What does this brief sketch of Aragorn’s life show us? Even without any familiarity with Tolkien’s work (something that should be remedied as soon as possible!), Aragorn is a powerful and shining example of true civilized masculinity. He is not merely a warrior, a man of strength, power and determination - yet he is these things as well. Similarly, he is not merely a poet, a man of compassion, artistry, wisdom and romance - yet he is these things as well. These two sides of his character, the spirit of the warrior and the spirit of the poet, are fused as the civilized, chivalrous warrior-poet, the king who, like Alfred the Great, Charlemagne and St. Louis IX in history, was truly worthy of his authority. Following his example, men should strive to neglect neither side of their masculinity, the warrior or the poet. To neglect either is to become barbaric, whether the savage brute or the effete degenerate.
Opposing this image of civilized masculinity in Aragorn is not one particular character, but rather the spirit of the orc, what Tolkien called “orkishness.” While many characters in The Lord of the Rings could be said to represent both the effete degenerate, such as Gríma Wormtongue or even Denethor, Tolkien portrays few individual villains who are truly savage brutes, since even the Witch-King and Saruman are both learned and scheming figures. However, the orcs are savage brutes par excellence.
Like those throughout history who have despised the monuments of order, reason and virtue in society and have sought to tear them down or corrupt them with vile defacements, the orcs of Middle-earth did not wish to build up a rival civilization or to accomplish some perceived higher end using evil means. Rather, they were bestial slaves to their passions, interested only in domination, corruption, and placating the wills of their masters of whom they lived in terror and yet groveled at their feet for cast-off scraps of favor within the hierarchy of evil. Corrupting the grand halls of the dwarves of Khazad-dûm; defiling the holy ground of Lothlórien with their wanton destruction and murder; ripping down the venerable forest of Fangorn to fuel the hellish furnaces of Saruman’s war machine; mocking Aragorn’s attempts to convert the deceived Dunlendings at Helm’s Deep; and defacing the decapitated head of a statue from an ancient king of Gondor in Ithilien: all of these acts are representative of what could be called the barbaric masculinity of the savage brute. They are indeed strong, in a physical sense; they are dominant, ruthless and insensitive to concerns other than their own. And yet, their wills are corrupted, weakened and servile. What appears as strength is in fact desperation.
This observation leads into the other aspect of the orcs’ barbaric masculinity, namely, effete degeneracy. It could be difficult to imagine both brutality and effeminacy existing simultaneously, but in orcs they evidently do.
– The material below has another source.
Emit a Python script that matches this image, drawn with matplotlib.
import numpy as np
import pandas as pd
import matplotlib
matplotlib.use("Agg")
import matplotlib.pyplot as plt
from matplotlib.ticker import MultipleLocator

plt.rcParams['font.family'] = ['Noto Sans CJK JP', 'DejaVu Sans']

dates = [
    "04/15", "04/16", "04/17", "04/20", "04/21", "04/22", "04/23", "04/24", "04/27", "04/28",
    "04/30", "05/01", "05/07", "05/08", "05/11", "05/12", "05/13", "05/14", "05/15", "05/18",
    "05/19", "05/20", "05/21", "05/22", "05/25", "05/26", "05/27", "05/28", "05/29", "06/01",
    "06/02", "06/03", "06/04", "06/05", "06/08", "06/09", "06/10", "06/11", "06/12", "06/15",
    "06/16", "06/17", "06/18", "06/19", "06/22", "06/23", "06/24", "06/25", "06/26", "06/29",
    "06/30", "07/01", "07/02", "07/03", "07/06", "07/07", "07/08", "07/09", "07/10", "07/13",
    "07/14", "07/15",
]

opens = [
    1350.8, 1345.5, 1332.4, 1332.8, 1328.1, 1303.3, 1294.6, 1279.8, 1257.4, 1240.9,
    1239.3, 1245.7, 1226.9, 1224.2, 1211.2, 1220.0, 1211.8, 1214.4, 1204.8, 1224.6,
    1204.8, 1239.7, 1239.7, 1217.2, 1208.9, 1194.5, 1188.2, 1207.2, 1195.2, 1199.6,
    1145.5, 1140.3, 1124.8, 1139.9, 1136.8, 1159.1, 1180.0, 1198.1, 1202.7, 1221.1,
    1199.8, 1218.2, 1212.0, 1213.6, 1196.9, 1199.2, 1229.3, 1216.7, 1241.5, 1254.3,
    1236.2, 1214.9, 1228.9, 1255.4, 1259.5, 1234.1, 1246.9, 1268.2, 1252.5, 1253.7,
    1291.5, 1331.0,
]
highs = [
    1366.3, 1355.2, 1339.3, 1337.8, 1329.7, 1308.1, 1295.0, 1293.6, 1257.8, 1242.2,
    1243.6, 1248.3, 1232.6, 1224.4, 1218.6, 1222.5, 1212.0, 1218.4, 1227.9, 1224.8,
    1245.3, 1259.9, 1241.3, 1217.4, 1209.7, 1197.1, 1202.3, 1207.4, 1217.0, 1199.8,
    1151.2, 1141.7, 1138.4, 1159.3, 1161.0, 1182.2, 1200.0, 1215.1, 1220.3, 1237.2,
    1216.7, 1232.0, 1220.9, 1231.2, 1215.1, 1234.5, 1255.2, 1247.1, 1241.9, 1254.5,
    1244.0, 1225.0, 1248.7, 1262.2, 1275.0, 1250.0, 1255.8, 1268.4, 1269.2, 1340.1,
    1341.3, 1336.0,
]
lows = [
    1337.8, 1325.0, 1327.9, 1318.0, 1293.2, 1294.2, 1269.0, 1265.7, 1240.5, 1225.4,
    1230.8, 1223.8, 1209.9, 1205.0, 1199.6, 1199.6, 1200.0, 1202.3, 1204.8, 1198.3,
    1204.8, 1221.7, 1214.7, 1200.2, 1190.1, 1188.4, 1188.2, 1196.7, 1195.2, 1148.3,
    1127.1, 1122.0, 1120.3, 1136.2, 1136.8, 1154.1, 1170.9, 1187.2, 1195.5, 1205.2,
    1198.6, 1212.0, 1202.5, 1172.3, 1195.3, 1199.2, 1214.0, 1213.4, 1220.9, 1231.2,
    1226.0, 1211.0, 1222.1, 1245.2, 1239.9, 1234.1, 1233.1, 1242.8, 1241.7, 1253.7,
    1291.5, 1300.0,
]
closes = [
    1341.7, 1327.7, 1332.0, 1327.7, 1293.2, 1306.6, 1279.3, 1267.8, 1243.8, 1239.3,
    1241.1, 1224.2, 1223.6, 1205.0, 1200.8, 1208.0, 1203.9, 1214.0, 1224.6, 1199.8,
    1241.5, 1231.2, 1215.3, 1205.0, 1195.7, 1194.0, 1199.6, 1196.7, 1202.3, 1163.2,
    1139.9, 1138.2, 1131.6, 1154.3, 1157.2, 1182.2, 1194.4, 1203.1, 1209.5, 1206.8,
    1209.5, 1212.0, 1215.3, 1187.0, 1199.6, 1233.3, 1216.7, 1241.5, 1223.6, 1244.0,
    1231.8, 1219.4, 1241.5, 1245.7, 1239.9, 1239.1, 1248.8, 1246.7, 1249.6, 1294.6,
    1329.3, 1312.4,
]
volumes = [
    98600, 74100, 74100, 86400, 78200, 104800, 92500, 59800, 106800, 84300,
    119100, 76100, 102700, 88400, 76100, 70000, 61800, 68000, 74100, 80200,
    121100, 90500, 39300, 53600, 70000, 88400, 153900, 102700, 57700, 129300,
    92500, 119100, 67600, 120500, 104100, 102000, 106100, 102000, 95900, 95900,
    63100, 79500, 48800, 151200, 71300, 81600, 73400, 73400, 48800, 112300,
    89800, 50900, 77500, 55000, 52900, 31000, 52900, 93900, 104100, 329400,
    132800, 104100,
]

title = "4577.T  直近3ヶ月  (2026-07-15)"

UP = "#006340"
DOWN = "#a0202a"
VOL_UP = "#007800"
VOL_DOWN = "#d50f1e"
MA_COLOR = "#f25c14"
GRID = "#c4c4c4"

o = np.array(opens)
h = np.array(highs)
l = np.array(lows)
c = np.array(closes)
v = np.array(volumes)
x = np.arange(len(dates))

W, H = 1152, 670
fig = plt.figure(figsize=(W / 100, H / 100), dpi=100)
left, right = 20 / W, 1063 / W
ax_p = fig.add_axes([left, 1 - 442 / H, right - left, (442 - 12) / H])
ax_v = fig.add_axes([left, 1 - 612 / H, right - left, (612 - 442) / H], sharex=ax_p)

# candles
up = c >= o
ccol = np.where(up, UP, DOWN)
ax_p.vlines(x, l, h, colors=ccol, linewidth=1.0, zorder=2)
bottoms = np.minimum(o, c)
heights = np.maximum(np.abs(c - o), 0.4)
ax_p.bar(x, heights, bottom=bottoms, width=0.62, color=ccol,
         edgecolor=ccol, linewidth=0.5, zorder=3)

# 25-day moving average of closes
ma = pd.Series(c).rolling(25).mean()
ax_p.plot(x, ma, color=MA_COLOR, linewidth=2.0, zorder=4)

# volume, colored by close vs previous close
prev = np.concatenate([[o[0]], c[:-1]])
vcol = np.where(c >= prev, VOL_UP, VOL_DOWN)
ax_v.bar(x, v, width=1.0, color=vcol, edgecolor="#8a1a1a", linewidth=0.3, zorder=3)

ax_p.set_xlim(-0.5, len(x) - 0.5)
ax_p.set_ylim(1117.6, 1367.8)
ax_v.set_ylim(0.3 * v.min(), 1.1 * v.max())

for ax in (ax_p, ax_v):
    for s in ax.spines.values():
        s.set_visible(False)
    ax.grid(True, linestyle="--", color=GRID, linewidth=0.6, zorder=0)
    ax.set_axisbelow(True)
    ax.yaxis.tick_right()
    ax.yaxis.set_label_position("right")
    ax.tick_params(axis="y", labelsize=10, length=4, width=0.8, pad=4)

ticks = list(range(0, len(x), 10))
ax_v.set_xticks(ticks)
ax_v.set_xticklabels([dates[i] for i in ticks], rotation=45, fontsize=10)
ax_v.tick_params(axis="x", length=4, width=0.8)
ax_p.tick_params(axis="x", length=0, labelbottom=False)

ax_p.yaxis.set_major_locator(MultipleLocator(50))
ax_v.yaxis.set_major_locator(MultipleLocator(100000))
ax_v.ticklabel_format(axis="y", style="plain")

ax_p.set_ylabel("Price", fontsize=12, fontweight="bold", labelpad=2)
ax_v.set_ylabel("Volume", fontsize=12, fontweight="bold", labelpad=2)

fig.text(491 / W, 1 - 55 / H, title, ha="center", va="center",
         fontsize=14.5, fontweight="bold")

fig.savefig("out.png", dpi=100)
While they are brutal, warlike and destructive, they are equally craven, totally devoid of courage and fortitude, averse even to sunlight, water and anything that is natural or holy, like the blessed visages and artefacts of the elves. Like the Nazgûl, who are themselves orkish, the orcs have forsaken their freedom and are thus abominable, reduced from what is natural to a privation of being, grasping in the dark for whatever may give some temporary satisfaction for their subjugated desires. Driven by fear and desperation, they lack the courage to become vulnerable, to reach out for what is transcendent in the true, the good and the beautiful, and instead only ruin things that are made by others or clutch onto what is beneath their dignity as created beings. Indeed, in Tolkien’s later writings, he described orcs not as corrupted elves, as in his earlier notes, but as mere beasts possessed by Sauron, his mouthpieces without any independence of their own; the application of this to humanity, by their own free will, can be seen by the Nazgûl, who are undead and yet unliving, walking shadows without any will other than that to which they have submitted themselves and which can never bring true freedom or happiness.
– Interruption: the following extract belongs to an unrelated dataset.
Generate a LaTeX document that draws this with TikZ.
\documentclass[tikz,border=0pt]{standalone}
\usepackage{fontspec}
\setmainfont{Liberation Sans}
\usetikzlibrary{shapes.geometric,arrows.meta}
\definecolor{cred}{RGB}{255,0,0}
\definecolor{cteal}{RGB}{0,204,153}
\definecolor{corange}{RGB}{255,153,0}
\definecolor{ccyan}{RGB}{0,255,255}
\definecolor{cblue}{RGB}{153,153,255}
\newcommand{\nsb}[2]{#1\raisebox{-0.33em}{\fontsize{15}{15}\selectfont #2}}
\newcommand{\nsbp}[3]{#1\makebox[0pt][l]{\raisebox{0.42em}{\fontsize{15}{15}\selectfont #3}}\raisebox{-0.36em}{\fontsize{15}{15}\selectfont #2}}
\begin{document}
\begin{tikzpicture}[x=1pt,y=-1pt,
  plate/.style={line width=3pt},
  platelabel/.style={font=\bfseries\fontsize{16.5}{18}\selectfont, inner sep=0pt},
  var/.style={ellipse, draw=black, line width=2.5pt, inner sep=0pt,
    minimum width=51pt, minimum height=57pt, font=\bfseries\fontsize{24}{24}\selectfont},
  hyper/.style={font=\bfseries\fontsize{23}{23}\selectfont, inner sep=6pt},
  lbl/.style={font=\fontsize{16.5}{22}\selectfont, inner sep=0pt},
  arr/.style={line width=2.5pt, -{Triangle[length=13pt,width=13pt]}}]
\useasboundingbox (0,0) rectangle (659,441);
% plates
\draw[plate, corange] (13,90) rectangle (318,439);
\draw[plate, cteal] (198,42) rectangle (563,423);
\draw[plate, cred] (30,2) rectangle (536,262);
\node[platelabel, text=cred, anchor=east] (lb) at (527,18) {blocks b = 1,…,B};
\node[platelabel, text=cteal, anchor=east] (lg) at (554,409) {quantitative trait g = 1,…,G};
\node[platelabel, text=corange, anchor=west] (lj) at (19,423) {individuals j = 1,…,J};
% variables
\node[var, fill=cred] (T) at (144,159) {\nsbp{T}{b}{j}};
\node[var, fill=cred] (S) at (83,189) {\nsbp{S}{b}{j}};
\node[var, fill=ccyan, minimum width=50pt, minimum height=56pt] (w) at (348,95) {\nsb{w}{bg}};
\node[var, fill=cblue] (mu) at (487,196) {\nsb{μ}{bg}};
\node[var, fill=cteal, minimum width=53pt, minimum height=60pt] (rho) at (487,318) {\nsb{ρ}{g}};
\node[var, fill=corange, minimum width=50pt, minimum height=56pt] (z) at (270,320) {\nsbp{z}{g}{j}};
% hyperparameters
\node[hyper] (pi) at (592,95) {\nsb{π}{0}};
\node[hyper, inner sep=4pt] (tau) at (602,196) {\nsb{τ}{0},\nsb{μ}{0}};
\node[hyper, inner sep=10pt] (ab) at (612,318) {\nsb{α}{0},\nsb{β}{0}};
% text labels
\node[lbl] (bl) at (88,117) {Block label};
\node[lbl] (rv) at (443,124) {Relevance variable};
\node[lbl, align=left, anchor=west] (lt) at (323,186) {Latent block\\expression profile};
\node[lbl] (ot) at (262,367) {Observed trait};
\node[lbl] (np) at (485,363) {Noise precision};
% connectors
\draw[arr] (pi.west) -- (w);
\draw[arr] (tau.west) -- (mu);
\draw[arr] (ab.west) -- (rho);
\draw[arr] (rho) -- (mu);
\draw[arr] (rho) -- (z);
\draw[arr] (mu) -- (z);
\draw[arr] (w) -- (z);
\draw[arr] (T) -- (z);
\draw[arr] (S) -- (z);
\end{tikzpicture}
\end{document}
As Tolkien intended, this spirit of orkishness is widely observable in the primary world. While Aragorn is an ideal exceeding what even the most heroically virtuous men are likely to achieve in this life, yet also a role model to whom men (and, in a different way, women) should look as we strive to improve and grow, the orc is a taint on our nature, caused first by original sin and compounded by our own daily choices. Whenever we succumb to our passions, giving no consideration of right or wrong and allowing our reason to be swayed by baser urges, popular fashions or diabolic temptations, we become more and more orkish. Treating others with indignity, acting dishonorably as children of God made in His image, degrading women, exploiting the weak, or promoting that which is corrupt in enmity to God and the heritage of tradition handed down to us, we become savage brutes. Likewise, when we shirk our duties, failing to give what is justly due to God, country, family and honour, to defend the weak or fight for justice against evil, sacrificing our own security and comfort for the good of others according to the will of God; or when we fail, through laziness, acedia, despair or hedonism, to not only defend what is good but to actively build it up, risking the scorn of others while promoting truth and beauty through the arts and humanities, we become effeminate degenerates, weaklings who are unworthy of the divine mission appointed for all men: to fight for the good by both conserving and constructing it.
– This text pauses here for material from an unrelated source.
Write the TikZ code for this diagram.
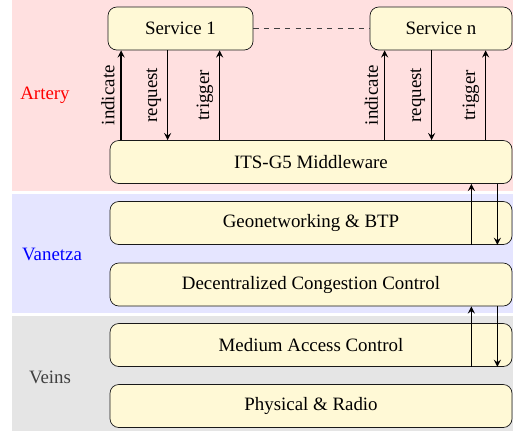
\documentclass[tikz,border=0pt]{standalone}
\usepackage{fontspec}
\setmainfont{Liberation Serif}
\definecolor{boxfill}{RGB}{255,249,214}
\tikzset{
    every node/.style={font=\fontsize{10.75pt}{13pt}\selectfont},
    layerbox/.style={draw=black!90, fill=boxfill, rounded corners=5pt, minimum width=8.04cm, minimum height=0.86cm, inner sep=0pt},
    servicebox/.style={draw=black!90, fill=boxfill, rounded corners=5pt, minimum height=0.86cm, inner sep=0pt},
    call/.style={->, >=stealth, thick},
    calllabel/.style={midway, rotate=90, anchor=south}
}
\begin{document}
\begin{tikzpicture}
        \useasboundingbox (0,0) rectangle (10.26,-8.62);
        % layers
        \fill[red!12] (0.24,0) rectangle (10.26,-3.82);
        \fill[blue!10] (0.24,-3.88) rectangle (10.26,-6.26);
        \fill[black!10] (0.24,-6.32) rectangle (10.26,-8.62);
        \node[text=red] (artery) at (0.9,-1.9) {Artery};
        \node[text=blue] (vanetza) at (1.04,-5.08) {Vanetza};
        \node[text=black!75] (veins) at (1.0,-7.54) {Veins};
        % boxes
        \node[servicebox, minimum width=2.9cm] (svc1) at (3.61,-0.57) {Service 1};
        \node[servicebox, minimum width=2.84cm] (svcn) at (8.82,-0.57) {Service n};
        \node[layerbox] (mw) at (6.22,-3.24) {ITS-G5 Middleware};
        \node[layerbox] (geo) at (6.22,-4.46) {Geonetworking \& BTP};
        \node[layerbox] (dcc) at (6.22,-5.69) {Decentralized Congestion Control};
        \node[layerbox] (mac) at (6.22,-6.9) {Medium Access Control};
        \node[layerbox] (phy) at (6.22,-8.12) {Physical \& Radio};
        \draw[dashed, black!75] (svc1.east) -- (svcn.west);
        \foreach \s/\a/\b/\c in {svc1/0.27/1.2/2.24, svcn/0.3/1.24/2.32} {
            \draw[call] ([xshift=\a cm]\s.south west |- mw.north) -- ([xshift=\a cm]\s.south west) node[calllabel] {indicate};
            \draw[call] ([xshift=\b cm]\s.south west) -- ([xshift=\b cm]\s.south west |- mw.north) node[calllabel] {request};
            \draw[call] ([xshift=\c cm]\s.south west |- mw.north) -- ([xshift=\c cm]\s.south west) node[calllabel] {trigger};
        }
        \foreach \u/\l in {mw/geo, dcc/mac} {
            \draw[call] ([xshift=-0.82cm]\l.south east) -- ([xshift=-0.82cm]\u.south east);
            \draw[call] ([xshift=-0.3cm]\u.south east) -- ([xshift=-0.3cm]\l.south east);
        }
    \end{tikzpicture}
\end{document}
By these examples from Tolkien’s life and writings, the true nature of masculinity and its potential to fall into either savage or degenerate barbarism if it is not civilized by virtue may become clearer to us, as has been one of the primary purposes of hagiographies and great myths throughout history. Becoming authentic men is not only a matter of worldly strength and power; nor is it only a matter of tentative fragility, hedonistic desperation and the domination of those weaker than ourselves. Rather, masculinity involves a higher calling, a vocation to true courage and vulnerability that are far higher than any debased orkish corruptions: the vocation to virtue and the building up of truth, goodness and beauty in service to Christ. This is civilized masculinity - chivalrous knighthood, the warrior-poet, the saintly king and the elven ranger of legend.